The AP, however, said it had chosen to report the story now because efforts to find and free him have failed.
The White House condemned the agency's decision to publish its report.
"Without commenting on any purported affiliation between Mr Levinson and the US government, the White House and others in the US government strongly urged the AP not to run this story out of concern for Mr Levinson's life," said Caitlin Hayden, spokeswoman for the National Security Council.
"We regret that the AP would choose to run a story that does nothing to further the cause of bringing him home. The investigation into Mr Levinson's disappearance continues, and we all remain committed to finding him and bringing him home safely to his family."
There has been no video or photo proving Levinson is still alive since early 2011.
Senior US officials also say the Iranians almost certainly know about Levinson's CIA association.

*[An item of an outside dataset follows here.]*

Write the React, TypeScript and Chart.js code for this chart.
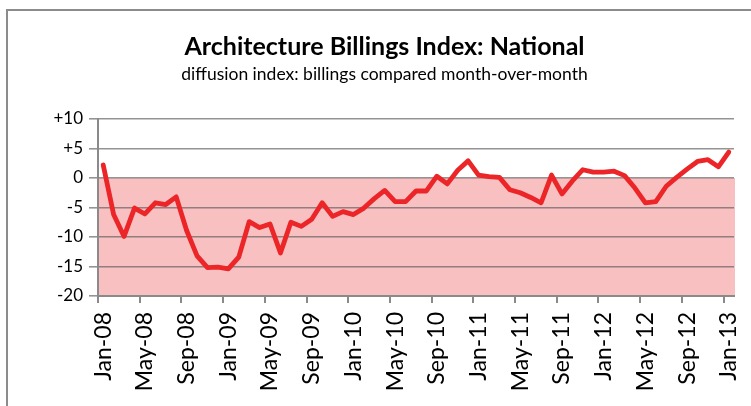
import React, { useEffect, useRef } from "react";
import { Chart, registerables } from "chart.js";

Chart.register(...registerables);

const titleText = "Architecture Billings Index: National";
const subtitleText = "diffusion index: billings compared month-over-month";

const months = [
  "Jan-08","Feb-08","Mar-08","Apr-08","May-08","Jun-08","Jul-08","Aug-08","Sep-08","Oct-08","Nov-08","Dec-08",
  "Jan-09","Feb-09","Mar-09","Apr-09","May-09","Jun-09","Jul-09","Aug-09","Sep-09","Oct-09","Nov-09","Dec-09",
  "Jan-10","Feb-10","Mar-10","Apr-10","May-10","Jun-10","Jul-10","Aug-10","Sep-10","Oct-10","Nov-10","Dec-10",
  "Jan-11","Feb-11","Mar-11","Apr-11","May-11","Jun-11","Jul-11","Aug-11","Sep-11","Oct-11","Nov-11","Dec-11",
  "Jan-12","Feb-12","Mar-12","Apr-12","May-12","Jun-12","Jul-12","Aug-12","Sep-12","Oct-12","Nov-12","Dec-12",
  "Jan-13",
];

const abiValues = [
  2.2, -6.2, -9.9, -5.1, -6.1, -4.2, -4.5, -3.2, -8.9, -13.2, -15.2, -15.1,
  -15.4, -13.4, -7.4, -8.4, -7.8, -12.7, -7.5, -8.2, -7.0, -4.2, -6.5, -5.7,
  -6.2, -5.1, -3.5, -2.1, -4.0, -4.0, -2.2, -2.2, 0.3, -1.0, 1.3, 2.9,
  0.5, 0.25, 0.1, -2.0, -2.5, -3.3, -4.2, 0.5, -2.7, -0.5, 1.4, 1.0,
  1.0, 1.15, 0.4, -1.7, -4.2, -4.0, -1.4, 0.1, 1.5, 2.8, 3.1, 1.9,
  4.4,
];

const yMin = -20;
const yMax = 10;
const yStep = 5;
const labelEvery = 4;
const shadeFrom = 0;

const bandPlugin = {
  id: "negativeBand",
  beforeDraw(chart: any) {
    const { ctx, chartArea, scales } = chart;
    const y = scales.y;
    const top = y.getPixelForValue(shadeFrom);
    const bottom = y.getPixelForValue(yMin);
    ctx.save();
    ctx.fillStyle = "#F8C0C0";
    ctx.fillRect(chartArea.left, top, chartArea.right - chartArea.left + 1, bottom - top);
    ctx.restore();
  },
};

export default function App() {
  const ref = useRef<HTMLCanvasElement | null>(null);

  useEffect(() => {
    if (!ref.current) return;
    const chart = new Chart(ref.current, {
      type: "line",
      data: {
        labels: months,
        datasets: [
          {
            label: "ABI",
            data: abiValues,
            borderColor: "#EC2528",
            borderWidth: 4.8,
            pointRadius: 0,
            tension: 0,
            borderJoinStyle: "round",
            borderCapStyle: "round",
            fill: false,
          },
        ],
      },
      options: {
        animation: false,
        responsive: false,
        devicePixelRatio: 1,
        color: "#000",
        layout: { padding: { top: 0, left: 18, right: 0, bottom: 0 } },
        plugins: {
          legend: { display: false },
          tooltip: { enabled: false },
          title: {
            display: true,
            text: titleText,
            color: "#000",
            font: { family: "Lato", size: 25, weight: "bold", lineHeight: 1.2 },
            padding: { top: 32, bottom: 0 },
          },
          subtitle: {
            display: true,
            text: subtitleText,
            color: "#000",
            font: { family: "Lato", size: 17.5, weight: "normal", lineHeight: 1.2 },
            padding: { top: 1.5, bottom: 34.5 },
          },
        },
        scales: {
          x: {
            type: "category",
            offset: true,
            afterFit(scale: any) {
              scale.height = 110;
              scale.paddingLeft = 0;
              scale.paddingRight = 17;
            },
            border: { display: true, color: "#8a8a8a", width: 2 },
            grid: {
              offset: true,
              drawOnChartArea: false,
              drawTicks: true,
              tickLength: 7,
              lineWidth: 2,
              color: (c: any) => (c.index % labelEvery === 0 ? "#8a8a8a" : "rgba(0,0,0,0)"),
            },
            ticks: {
              autoSkip: false,
              maxRotation: 90,
              minRotation: 90,
              padding: 9,
              color: "#000",
              font: { family: "Lato", size: 23 },
              callback: (_v: any, i: number) => (i % labelEvery === 0 ? months[i] : ""),
            },
          },
          y: {
            min: yMin,
            max: yMax,
            afterFit(scale: any) {
              scale.width = 80;
            },
            border: { display: true, color: "#8a8a8a", width: 2 },
            grid: {
              color: "rgba(90,90,90,0.65)",
              lineWidth: 1.6,
              tickLength: 9,
              drawTicks: true,
            },
            ticks: {
              stepSize: yStep,
              padding: 6,
              color: "#000",
              font: { family: "Lato", size: 17 },
              callback: (v: any) => (Number(v) > 0 ? "+" + v : String(v)),
            },
          },
        },
      },
      plugins: [bandPlugin],
    });
    return () => chart.destroy();
  }, []);

  return (
    <div
      style={{
        position: "fixed",
        left: 0,
        top: 0,
        width: 751,
        height: 406,
        background: "#fff",
        overflow: "hidden",
      }}
    >
      <canvas
        ref={ref}
        width={751}
        height={406}
        style={{ position: "absolute", left: 0, top: 0, display: "block" }}
      />
      <div
        style={{
          position: "absolute",
          left: 6,
          top: 9,
          width: 751,
          height: 406,
          borderTop: "2px solid #8c8c8c",
          borderLeft: "2px solid #8c8c8c",
          boxSizing: "border-box",
          pointerEvents: "none",
        }}
      />
    </div>
  );
}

Photos and video in 2010 and 2011 led to a brief diplomatic exchange between Washington and Tehran to secure his release but there have been no promising leads since, according to the reports.

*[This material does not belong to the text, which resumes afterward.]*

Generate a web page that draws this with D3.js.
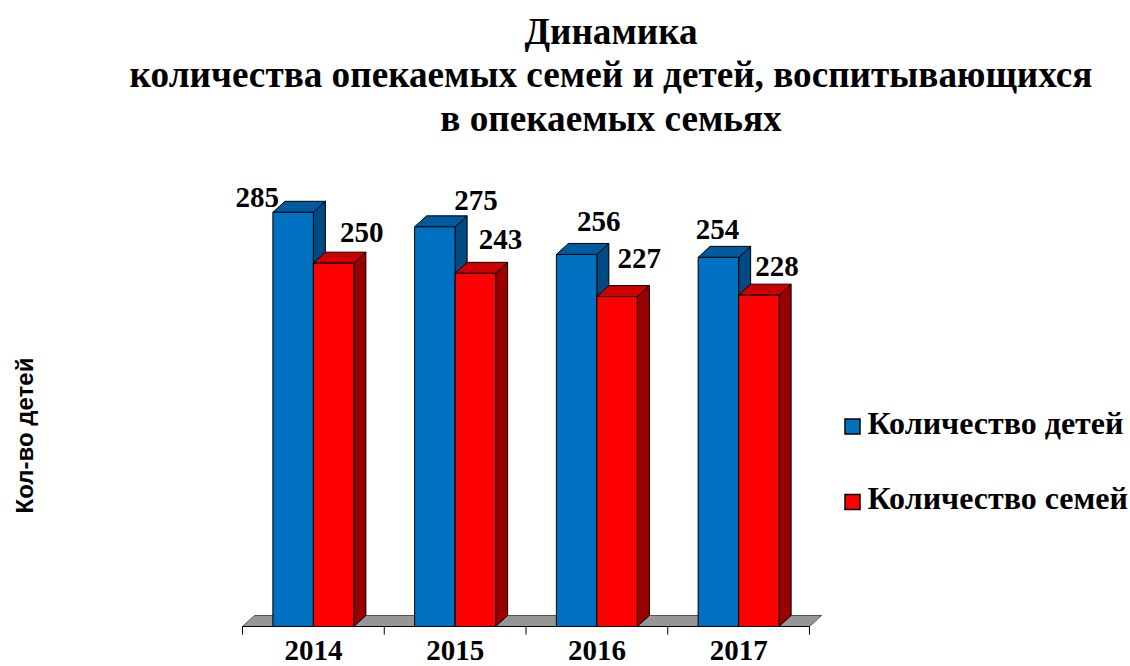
<!DOCTYPE html>
<html lang="ru">
<head>
<meta charset="utf-8">
<script src="https://cdn.jsdelivr.net/npm/d3@7"></script>
<style>
  body { margin: 0; background: #fff; }
  svg { display: block; }
</style>
</head>
<body>
<div id="chart"></div>
<script>
/* =========================
   Data
========================= */
const years = ["2014", "2015", "2016", "2017"];
const seriesNames = ["Количество детей", "Количество семей"];
const childrenCount = [285, 275, 256, 254];
const familiesCount = [250, 243, 227, 228];
const titleLines = [
    "Динамика",
    "количества опекаемых семей и детей, воспитывающихся",
    "в опекаемых семьях"
];
const yAxisTitle = "Кол-во детей";

/* =========================
   Layout
========================= */
const W = 1130, H = 666;
const depth = { dx: 12, dy: -11 };
const serif = "'Liberation Serif', 'Times New Roman', serif";

const colors = [
    { front: "#0070C0", top: "#005A9E", side: "#004A84" },
    { front: "#FF0000", top: "#CC0000", side: "#990000" }
];

// hand-placed value labels in the original: shift from bar front centre / back top
const labelNudge = [
    [[-36, 6], [41, -6], [22, -12], [-1, -7]],
    [[28, -10], [25, -13], [22, -18], [18, -8]]
];

const svg = d3.select("#chart")
    .append("svg")
    .attr("width", W)
    .attr("height", H);

svg.append("rect").attr("width", W).attr("height", H).attr("fill", "#fff");

const x = d3.scaleBand()
    .domain(years)
    .range([242.5, 809.5])
    .paddingInner(0)
    .paddingOuter(0);

const xSub = d3.scaleBand()
    .domain(d3.range(seriesNames.length))
    .range([0, x.bandwidth()])
    .paddingInner(0)
    .paddingOuter(0.75);

const y = d3.scaleLinear()
    .domain([0, 300])
    .range([626.5, 190.5]);

const values = [childrenCount, familiesCount];
const y0 = y(0);

/* =========================
   Title
========================= */
svg.append("text")
    .attr("x", 611)
    .attr("y", 43.5)
    .attr("text-anchor", "middle")
    .attr("font-family", serif)
    .attr("font-weight", "bold")
    .attr("font-size", 37.2)
    .selectAll("tspan")
    .data(titleLines)
    .join("tspan")
    .attr("x", 611)
    .attr("dy", (d, i) => i === 0 ? 0 : 43.5)
    .text(d => d);

/* =========================
   Floor + axis
========================= */
const [fx0, fx1] = x.range();
svg.append("polygon")
    .attr("points", [
        [fx0, y0], [fx1, y0],
        [fx1 + depth.dx, y0 + depth.dy], [fx0 + depth.dx, y0 + depth.dy]
    ].join(" "))
    .attr("fill", "#969696")
    .attr("stroke", "#333")
    .attr("stroke-width", 0.8);

const axisG = svg.append("g").attr("stroke", "#000").attr("stroke-width", 1);
axisG.append("line")
    .attr("x1", fx0).attr("x2", fx1)
    .attr("y1", y0).attr("y2", y0);
axisG.selectAll(".tick")
    .data(years.map(d => x(d)).concat([fx1]))
    .join("line")
    .attr("x1", d => d).attr("x2", d => d)
    .attr("y1", y0).attr("y2", y0 + 8);

svg.append("g")
    .selectAll("text")
    .data(years)
    .join("text")
    .attr("x", d => x(d) + x.bandwidth() / 2)
    .attr("y", 660)
    .attr("text-anchor", "middle")
    .attr("font-family", serif)
    .attr("font-weight", "bold")
    .attr("font-size", 29)
    .text(d => d);

/* =========================
   3D bars
========================= */
const barsG = svg.append("g");
seriesNames.forEach((name, s) => {
    years.forEach((yr, i) => {
        const v = values[s][i];
        const xl = x(yr) + xSub(s);
        const xr = xl + xSub.bandwidth();
        const yt = y(v);
        const g = barsG.append("g")
            .attr("stroke", "#000")
            .attr("stroke-width", 1)
            .attr("stroke-linejoin", "round");
        g.append("polygon")
            .attr("points", [[xr, yt], [xr + depth.dx, yt + depth.dy],
                [xr + depth.dx, y0 + depth.dy], [xr, y0]].join(" "))
            .attr("fill", colors[s].side);
        g.append("polygon")
            .attr("points", [[xl, yt], [xr, yt], [xr + depth.dx, yt + depth.dy],
                [xl + depth.dx, yt + depth.dy]].join(" "))
            .attr("fill", colors[s].top);
        g.append("rect")
            .attr("x", xl)
            .attr("y", yt)
            .attr("width", xr - xl)
            .attr("height", y0 - yt)
            .attr("fill", colors[s].front);
    });
});

/* =========================
   Value labels
========================= */
seriesNames.forEach((name, s) => {
    svg.append("g")
        .selectAll("text")
        .data(values[s])
        .join("text")
        .attr("x", (d, i) => x(years[i]) + xSub(s) + xSub.bandwidth() / 2 + labelNudge[s][i][0])
        .attr("y", (d, i) => y(d) + depth.dy + labelNudge[s][i][1])
        .attr("text-anchor", "middle")
        .attr("font-family", serif)
        .attr("font-weight", "bold")
        .attr("font-size", 29)
        .text(d => d);
});

/* =========================
   Y axis title
========================= */
svg.append("text")
    .attr("transform", "translate(33,435.5) rotate(-90)")
    .attr("text-anchor", "middle")
    .attr("font-family", "'Liberation Sans', Arial, sans-serif")
    .attr("font-weight", "bold")
    .attr("font-size", 24)
    .text(yAxisTitle);

/* =========================
   Legend
========================= */
const legend = svg.append("g")
    .selectAll("g")
    .data(seriesNames)
    .join("g")
    .attr("transform", (d, i) => `translate(845,${419 + i * 75.5})`);

legend.append("rect")
    .attr("width", 15)
    .attr("height", 15)
    .attr("fill", (d, i) => colors[i].front)
    .attr("stroke", "#000")
    .attr("stroke-width", 1.5);

legend.append("text")
    .attr("x", 22.5)
    .attr("y", 14.5)
    .attr("font-family", serif)
    .attr("font-weight", "bold")
    .attr("font-size", 32)
    .text(d => d);
</script>
</body>
</html>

Some officials suspect Levinson is dead but the FBI says it is committed to bringing him home.
If Levinson is still alive, at age 65, he has been held in captivity longer than any American citizen, longer than AP reporter Terry Anderson -- who was held for more than six years in Beirut.
Iran has denied any knowledge of Levinson's whereabouts.
The AP story was reported by Matt Apuzzo and Adam Goldman, who recently began work at the Post. Goldman's byline also appears on the Post's article.